Penghapusan Limbah Batubara dari Daftar Berbahaya Dikritik Keras

Penulis : Kennial Laia

Lingkungan

Jumat, 12 Maret 2021

Editor : Sandy Indra Pratama

BETAHITA.ID - Terbitnya peraturan yang telah menghapus limbah batu bara sebagai limbah berbahaya mengundang kritik dari kelompok masyarakat sipil. Melalui akun media sosial Instagram, koalisi bernama Bersihkan Indonesia menyebut bahwa PP Nomor 22 Tahun 2021 “sebuah kabar yang sangat buruk bagi kelestarian lingkungan hidup dan kesehatan masyarakat,” tulis akun Instagram @bersihkanindonesia.

Melalui Twitter, Trend Asia (TrendAsia_Org) mengatakan keputusan pemerintah tersebut bermasalah karena dampaknya sangat bagi lingkungan dan kesehatan masyarakat.

“Padahal, limbah batubara sangat berbahaya bagi lingkungan dan kesehatan masyarakat karena mengandung senyawa kimia seperti arsenic, timbal, merkuri, dsb. Karena itu mayoritas negara di dunia masih mengategorikan limbah batubara seabgai limbah berbahaya dan beracun,” cuit Trend Asia. 

Pemerintahan Presiden Joko Widodo mengeluarkan limbah batu bara dari kategori limbah beracun dan berbahaya (Limbah B3). Hal itu tertuang dalam Peraturan Pemerintah (PP) Nomor 22 Tahun 2021 tentang Penyelenggaraan Perlindungan dan Pengelolaan Lingkungan Hidup, yang terbit Kamis, 11 Maret 2021.
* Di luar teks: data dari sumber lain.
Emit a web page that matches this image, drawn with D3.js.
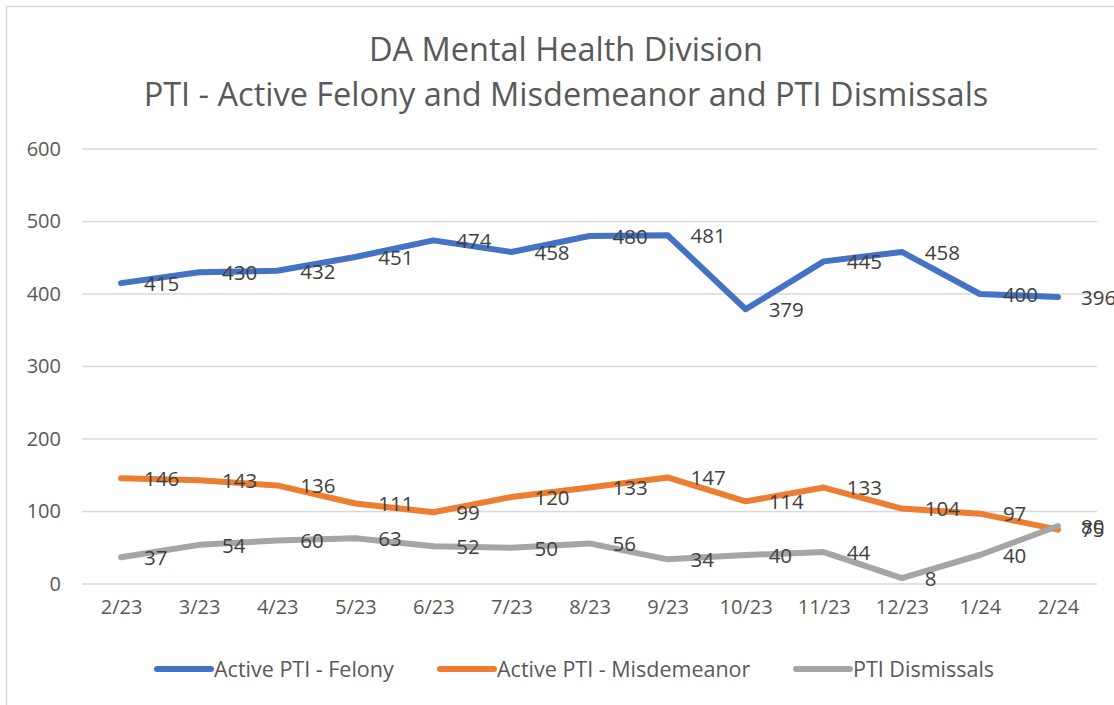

Presiden Jokowi saat memimpinan rapat koordinasi nasional penanganan karhutla 2020., 6 Februari 2020. Foto: Istimewa

Beleid itu secara khusus menghapus flying ash and bottom ash (FABA) dari daftar Limbah B3. Jenis limbah ini padat dan berasal dari proses pembakaran batu bara pada pembangkit listrik tenaga listrik (PLTU), boiler, dan tungku industri. 

PP Nomor 22 Tahun 2021 merupakan peraturan turunan dari Undang-Undang Nomor 11 Tahun 2020 tentang Cipta Kerja atau Omnibus Law. Aturan ini menggantikan PP Nomor 101 Tahun 2014 tentang Pengelolaan Limbah Bahan Berbahaya dan Beracun, yang diteken Presiden Jokowi pada 2 Februari 2021.

Salah satu pasal (Pasal 458 (3) Huruf C membunyikan bahwa fly ash batu bara (FABA) dari PLTU dan aktivitas lain bukan lagi kategori Limbah B3, melainkan nonB3.

“Pemanfaatan limbah nonB3 sebagai bahan baku yaitu pemanfaatan Limbah nonB3 khusus seperti fly ash batubara dari kegiatan PLTU dengan teknologi boiler minimal CFB (Circulating Fluidized Bed) dimanfaatkan sebagai bahan baku konstruksi pengganti semen pozzolan.”

Pasal tersebut berbeda dengan aturan sebelumnya yang mengategorikan debu batu bara dari PLTU sebagai Limbah B3. Hal itu tertuang dalam Pasal 54 Ayat 1 Huruf a PP 101/2014.

Contoh Pemanfaatan Limbah B3 sebagai substitusi bahan baku antara lain Pemanfaatan Limbah B3 fly ash dari proses pembakaran batu bara pada kegiatan PLTU yang dimanfaatkan sebagai substitusi bahan baku alumina silika pada industri semen.” Aturan ini tak lagi berlaku dengan terbitnya peraturan yang baru tersebut.  

Berkebalikan dengan sikap Indonesia Bersih, aturan baru tersebut mendapat dukungan dari kalangan pengusaha. Ketua Dewan Pimpinan Nasional Apindo Haryadi B Sukamdani mengatakan 16 asosiasi di Apindo setuju mengajukan penghapusan FABA dari daftar Limbah B3 karena tidak termasuk limbah berbahaya dan beracun.

“Padahal, dari hasil uji karakteristik dari industri menunjukkan bahwa FABA memenuhi baku mutu/ambang batas persyaratan yang tercantum dalam PP Nomor 101 Tahun 2014, sehingga dikategorikan sebagai limbah nonB3, seperti halnya di beberapa negara, antara lain Amerika Serikat, Cina, India, Jepang, dan Vietnam,” kata Haryadi, seperti dikutip CNN Indonesia.